For Ocado – which announced a new
online joint venture with Marks & Spencer in February – Riverside Sunderland affords an opportunity to catalyse expansion plans while benefiting from some of that northern strength championed by Vaux.
Its customer contact centre – which could eventually employ 300 staff – supports shoppers across the grocer’s entire ordering spectrum, from initial item selection to changes, cancellations and delivery.
It is, says Chris Roberts, head of customer contact centres, a crucially important element in the business’ growth objectives, which, he adds, is being augmented by a high standard of workforce.
“The contact centre industry is booming in the North East and there is a lot of talent in the region,” says Chris, revealing the company’s Wearside base is presently providing work for around 100 people.
“Ocado has a real ambition to grow in the sector and the Sunderland centre will help that.
“We were convinced before our move into The Beam that Sunderland could offer much as a place to do business,” he continues.
“But we could not have anticipated just how many great people we would find to help drive the company’s development.”

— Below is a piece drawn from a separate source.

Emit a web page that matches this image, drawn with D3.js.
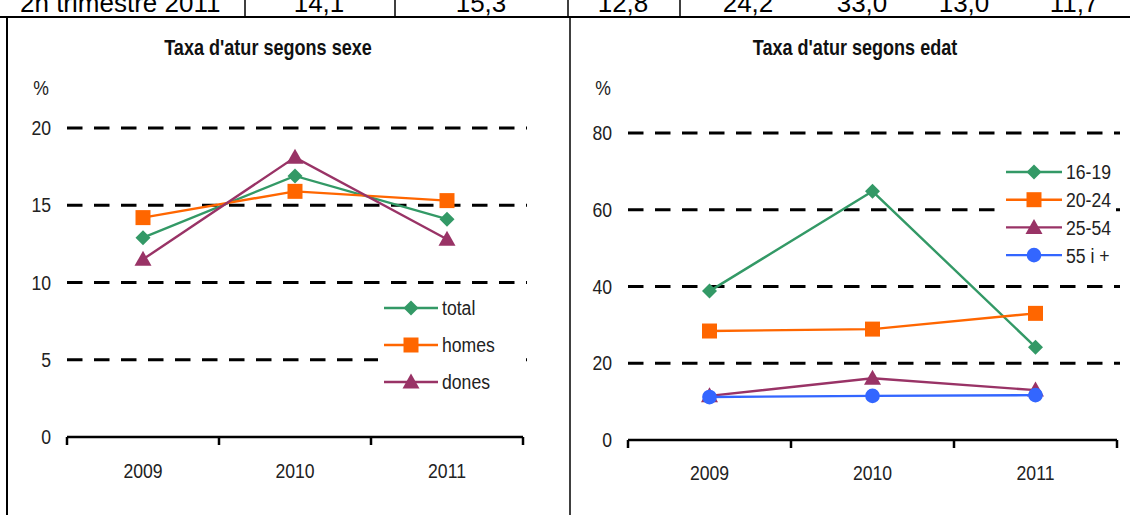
<!DOCTYPE html>
<html><head><meta charset="utf-8">
<script src="https://cdn.jsdelivr.net/npm/d3@7"></script>
<style>
html,body{margin:0;padding:0;background:#fff;}
svg{display:block;font-family:"Liberation Sans",Arial,sans-serif;}
</style></head>
<body><svg id="c" width="1130" height="515"></svg>
<script>
const years = ["2009","2010","2011"];
const sexSeries = ["total","homes","dones"];
const total = [12.9, 16.9, 14.1];
const homes = [14.2, 15.9, 15.3];
const dones = [11.5, 18.1, 12.8];
const ageSeries = ["16-19","20-24","25-54","55 i +"];
const age1619 = [38.8, 64.8, 24.2];
const age2024 = [28.4, 28.9, 33.0];
const age2554 = [11.5, 16.1, 13.0];
const age55 = [11.2, 11.5, 11.7];
const sexTicks = [0,5,10,15,20];
const ageTicks = [0,20,40,60,80];
const rowLabel = "2n trimestre 2011";

const colors = {green:"#339966", orange:"#FF6600", purple:"#993366", blue:"#3366FF"};
const NARROW = 0.84;
const FS = 21;
const svg = d3.select("#c");

// condense text horizontally around its own anchor point
function narrow(sel, s){
  sel.each(function(){
    const t = d3.select(this);
    const x = +(t.attr("x")||0), y = +(t.attr("y")||0);
    t.attr("transform", `translate(${x},${y}) scale(${s||NARROW},1) translate(${-x},${-y})`);
  });
}

// table fragment at top
const fmt = v => v.toFixed(1).replace(".", ",");
const rowVals = [total[2], homes[2], dones[2], age1619[2], age2024[2], age2554[2], age55[2]];
const rowX = [319, 481, 623, 748, 862, 964, 1074];
const tg = svg.append("g");
tg.append("text").attr("x", 20).attr("y", 12).attr("font-size", 26).attr("fill","#000").text(rowLabel);
rowVals.forEach((v,i)=>tg.append("text").attr("x", rowX[i]).attr("y", 12).attr("text-anchor","middle")
  .attr("font-size", 26).attr("fill","#000").text(fmt(v)));
[245, 395, 568, 680].forEach(x=>tg.append("line").attr("x1",x).attr("x2",x).attr("y1",0).attr("y2",17).attr("stroke","#000").attr("stroke-width",1.5));
tg.append("line").attr("x1",0).attr("x2",1130).attr("y1",17).attr("y2",17).attr("stroke","#000").attr("stroke-width",2);
tg.append("line").attr("x1",7).attr("x2",7).attr("y1",17).attr("y2",515).attr("stroke","#000").attr("stroke-width",2);
tg.append("line").attr("x1",570).attr("x2",570).attr("y1",17).attr("y2",515).attr("stroke","#000").attr("stroke-width",1.5);

const shapes = {
  diamond: "M0,-7.5L7.5,0L0,7.5L-7.5,0Z",
  square: "M-7.5,-7.5H7.5V7.5H-7.5Z",
  triangle: "M0,-8.5L8.5,6.5H-8.5Z",
  circle: d3.symbol().type(d3.symbolCircle).size(170)()
};

function chart(cfg){
  const g = svg.append("g");
  const x = d3.scaleBand().domain(years).range([cfg.x0, cfg.x1]).padding(0);
  const y = d3.scaleLinear().domain(cfg.domain).range([cfg.yb, cfg.yt]);
  g.append("text").attr("x", cfg.titleX).attr("y", 55).attr("text-anchor","middle")
    .attr("font-weight","bold").attr("font-size", 21.5).attr("fill","#111").text(cfg.title).call(narrow);
  g.append("text").attr("x", cfg.pctX).attr("y", 95).attr("text-anchor","middle").attr("font-size", FS).attr("fill","#222").text("%").call(narrow);
  // gridlines
  g.selectAll("line.grid").data(cfg.ticks.filter(t=>t>0)).enter().append("line")
    .attr("x1", cfg.x0).attr("x2", cfg.gridEnd).attr("y1", d=>y(d)).attr("y2", d=>y(d))
    .attr("stroke","#000").attr("stroke-width",3).attr("stroke-dasharray","15.5,11.5");
  // y labels
  const ya = d3.axisLeft(y).tickValues(cfg.ticks).tickSize(0).tickPadding(0);
  const yg = g.append("g").attr("transform",`translate(${cfg.x0-16},0)`).call(ya);
  yg.select(".domain").remove();
  yg.selectAll("text").attr("font-size",FS).attr("fill","#222").attr("font-family",null).call(narrow);
  // x axis
  const xa = d3.axisBottom(x).tickSize(0).tickPadding(0);
  const xg = g.append("g").attr("transform",`translate(0,${cfg.yb})`).call(xa);
  xg.select(".domain").attr("stroke","#000").attr("stroke-width",2.5).attr("d",`M${cfg.x0},0H${cfg.x1}`);
  xg.selectAll("text").attr("font-size",FS).attr("fill","#222").attr("font-family",null).attr("dy",null).attr("y",cfg.labelDy).call(narrow);
  const edges = years.map(d=>x(d)).concat([cfg.x1]);
  xg.selectAll("line.edge").data(edges).enter().append("line").attr("class","edge")
    .attr("x1",d=>d).attr("x2",d=>d).attr("y1",0).attr("y2",8).attr("stroke","#000").attr("stroke-width",2.5);
  // legend background
  const lg = cfg.legend;
  g.append("rect").attr("x",lg.x).attr("y",lg.y).attr("width",lg.w).attr("height",lg.h).attr("fill","#fff");
  // series
  cfg.series.forEach((s,i)=>{
    const line = d3.line().x((d,j)=>x(years[j])+x.bandwidth()/2).y(d=>y(d));
    g.append("path").attr("d", line(s.values)).attr("fill","none").attr("stroke",s.color).attr("stroke-width",2.4);
    g.selectAll(null).data(s.values).enter().append("path")
      .attr("transform",(d,j)=>`translate(${x(years[j])+x.bandwidth()/2},${y(d)})`)
      .attr("d", shapes[s.shape]).attr("fill", s.color);
    // legend item
    const ly = lg.y0 + i*lg.step;
    g.append("line").attr("x1",lg.lx0).attr("x2",lg.lx1).attr("y1",ly).attr("y2",ly).attr("stroke",s.color).attr("stroke-width",2.4);
    g.append("path").attr("transform",`translate(${(lg.lx0+lg.lx1)/2},${ly})`)
      .attr("d", shapes[s.shape]).attr("fill",s.color);
    g.append("text").attr("x",lg.lx1+4).attr("y",ly+7.5).attr("font-size",FS).attr("fill","#222").text(s.name).call(narrow);
  });
}

chart({
  title:"Taxa d'atur segons sexe", titleX:268, pctX:41,
  x0:67, x1:523, gridEnd:527, yb:437, yt:128, domain:[0,20], ticks:sexTicks, labelDy:41,
  legend:{x:378, y:290, w:144, h:110, lx0:384, lx1:438, y0:308, step:37},
  series:[
    {name:sexSeries[0], values:total, color:colors.green, shape:"diamond"},
    {name:sexSeries[1], values:homes, color:colors.orange, shape:"square"},
    {name:sexSeries[2], values:dones, color:colors.purple, shape:"triangle"}
  ]
});
chart({
  title:"Taxa d'atur segons edat", titleX:855, pctX:603,
  x0:628, x1:1117, gridEnd:1120, yb:440, yt:133, domain:[0,80], ticks:ageTicks, labelDy:40,
  legend:{x:1000, y:158, w:116, h:112, lx0:1006, lx1:1062, y0:172, step:27.7},
  series:[
    {name:ageSeries[0], values:age1619, color:colors.green, shape:"diamond"},
    {name:ageSeries[1], values:age2024, color:colors.orange, shape:"square"},
    {name:ageSeries[2], values:age2554, color:colors.purple, shape:"triangle"},
    {name:ageSeries[3], values:age55, color:colors.blue, shape:"circle"}
  ]
});
</script></body></html>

Ocado’s role in the renaissance of land left idle by Vaux’s closure in the summer of 1999 forms one part of a broader redevelopment programme to spur Sunderland’s social and professional standing.
Work to build a new City Hall opposite The Beam is now underway, with plans for housing and a car park also mooted for the site.
Beyond the former Vaux footprint, the blueprint includes a 120-room Holiday Inn hotel at Keel Square, a 450-seater auditorium in the city’s Minster Quarter, a new business centre in the former River Wear Commissioners Building and the revitalisation of Seaburn’s seafront with a new pub and leisure village.
The additions will complement £120 million work already carried out on the Northern Spire road bridge, which provides scope for further regeneration along the River Wear by linking the suburbs of Castletown and Pallion.
For Chris, who is originally from Durham but now resides in Sunderland, the plans represent an appealing future.
“I live in Roker, so I’m literally a stone’s throw from the office,” he says.
“One of the things that attracted me to work for Ocado was that it was creating jobs in my local community by committing to such an investment.
“But it is also absolutely fantastic to see the investment across the city centre and really exciting to see the development of the area down by the riverside.
“There is no doubt this is a great region to do business.”